La localisation est la donnée reine dans l'environnement des smartphones. Elle joue un rôle clé pour les services les plus utiles (car contextualisés) mais peut aussi constituer une intrusion importante dans les habitudes et comportements de la personne. Entre un quart et un tiers des applications accèdent à la localisation. Mais ce qui retient l'attention, c'est la fréquence d'accès. Ainsi, une application de service de réseau social a pu accéder 150 000 fois en 3 mois à la localisation d'un de nos testeurs. Cela représente un accès en moyenne par minute. Certaines applications qui ont obtenu l'autorisation (générique) d'accéder à la localisation ne se privent donc pas de l'utiliser, même lorsque l'application n'est pas visible à l'écran. D'une manière générale, beaucoup d'applications accèdent très souvent à la localisation (ainsi, plus de 3 000 fois en 3 mois pour un jeu). En volume, la géolocalisation est aussi la donnée la plus collectée : elle représente à elle seule plus de 30% des évènements détectés, sans être toujours liée à des fonctionnalités offertes par l'application ou à une action de l'utilisateur.
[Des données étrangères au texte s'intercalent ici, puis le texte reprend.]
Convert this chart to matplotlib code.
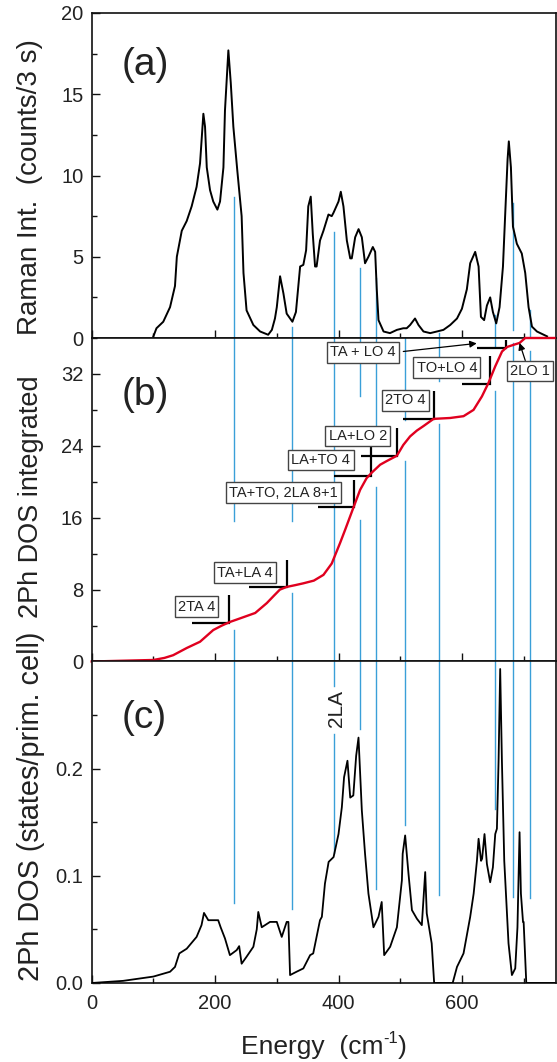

Le système d'exploitation, principal maître à bord de votre smartphone

L'éditeur du système d'exploitation n'est pas un acteur comme les autres : il définit les règles que les éditeurs d'applications doivent respecter. Il définit aussi quelles informations et quels outils de maîtrise sont à disposition de l'utilisateur. En fonction de leur stratégie, Apple (pour iOS), Google (pour Android) ou Microsoft (pour Windows Mobile) sont dans une situation privilégiée pour collecter et traiter des données. Certains services étant installés par défaut (et parfois impossibles à désinstaller), l'utilisateur n'a souvent pas d'autre choix que de laisser ces services accéder à des données. Certains de ces services sont particulièrement gourmands en matière de données. Par exemple, une application installée par défaut pour un de nos testeurs a procédé à plus d'un million d'accès à la localisation en 3 mois. Conformément à l'avis du G29 d'avril 2013 concernant les applications mobiles, la CNIL souhaite que l'ensemble des acteurs de l'écosystème (éditeurs d'application, éditeurs des systèmes d'exploitation et responsables des magasins d'applications, tiers fournisseurs de services et d'outils) prenne la juste mesure de leurs responsabilités respectives pour améliorer l'information et les outils de maitrise des données personnelles.

Les grands acteurs des systèmes d'exploitation et magasins d'applications ont un rôle clé à jouer. Si les nouvelles versions des systèmes d'exploitation sont souvent l'occasion de changements positifs dans les outils disponibles, ces efforts doivent se poursuivre. Les développeurs, éditeurs d'application et leurs partenaires (par exemple les fournisseurs de solutions d'analytics, de monétisation, etc.) doivent quant à eux minimiser les collectes de données qui ne sont pas liées au service rendu par l'application et adopter une approche de privacy by design, plus respectueuse du droit des utilisateurs.